Grâce à un drone Reaper de l’armée française basée à N’Djamena, les 4×4 sont vite repérés. Une cinquantaine, soit environ 400 combattants, peu équipés. Depuis leurs postes des camps de Fada et d’Ounianga, les soldats se lancent à la poursuite des intrus qui filent à 100 à l’heure. Sans succès. Les officiers sont pour la plupart des Zagawas, l’ethnie du président Deby et… celle des rebelles, dont le chef est un parent né comme lui à Amdjarass. Tous connaissent la région sur le bout des doigts. Impossible de les stopper sans l’appui des Mirage 2000 tricolores qui, après un « show of force » en rase-mottes pour leur intimer de rebrousser chemin, sont revenus pour bombarder en effectuant plusieurs passages. Le bilan est lourd : 20 véhicules détruits. Beaucoup moins, selon les rebelles. Des terroristes qui seraient tous éliminés ou prisonniers, selon l’état-major tchadien. Du côté français, « cette intervention répond à une demande d’assistance formelle du Tchad ». Une intervention très critiquée par l’opposition à N’Djamena, qui n’est pas menacé par des fanatiques djihadistes comme ses voisins.
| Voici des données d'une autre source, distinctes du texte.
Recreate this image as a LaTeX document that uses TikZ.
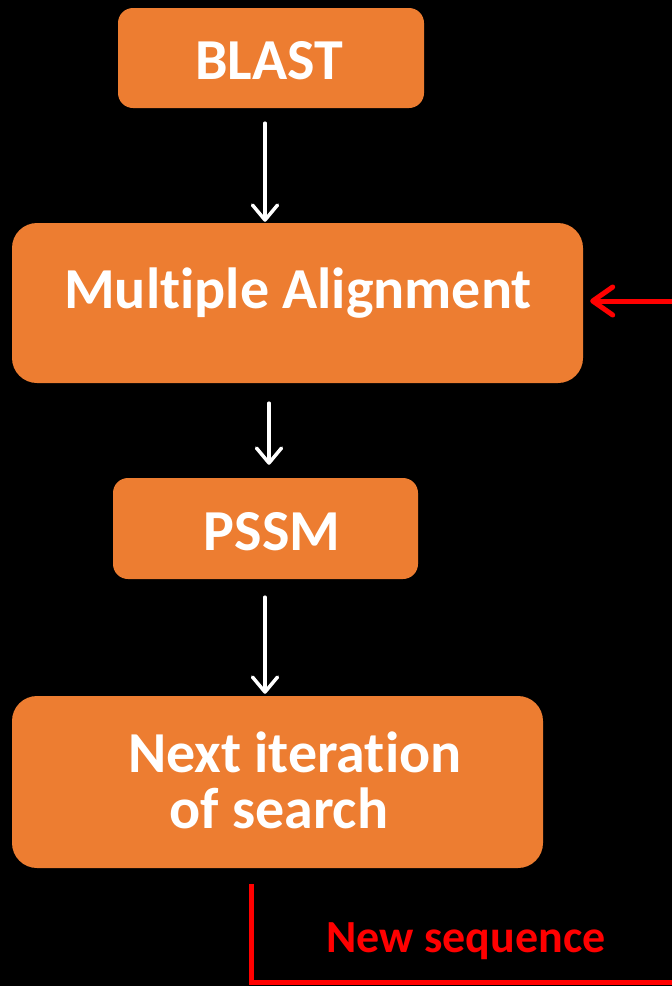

Les rebelles pris au piège
Malgré les nombreux affrontements que ce pays a connus depuis des décennies, l’islamisme n’a jamais été le moteur de la guerre, quelles que soient les factions. Reste que les rebelles venus de Libye semblent être tombés dans un piège en fuyant leurs sanctuaires. Mais avaient-ils le choix ? Combien ont-ils pu s’échapper ? Les ratissages continuent, à terre comme depuis le ciel. Les rescapés pourraient trouver refuge dans l’Ennedi, dont ils sont originaires, pour tenter de constituer une nouvelle rébellion, difficile à éradiquer par des troupes issues des mêmes clans que les rebelles. Ou bien rejoindre Dar Fongoro, un massif aux trois frontières, du Tchad, du Soudan et de la République centrafricaine, qui abrite encore une poignée de combattants depuis dix ans. Il y est plus facile de se ravitailler et surtout de se cacher dans les grottes qui surplombent la brousse à perte de vue. Une menace de faible intensité pour le régime du président Idriss Déby, qui a su, en fin tacticien, se rendre indispensable auprès de la France par son engagement incontestable dans la lutte contre le terrorisme.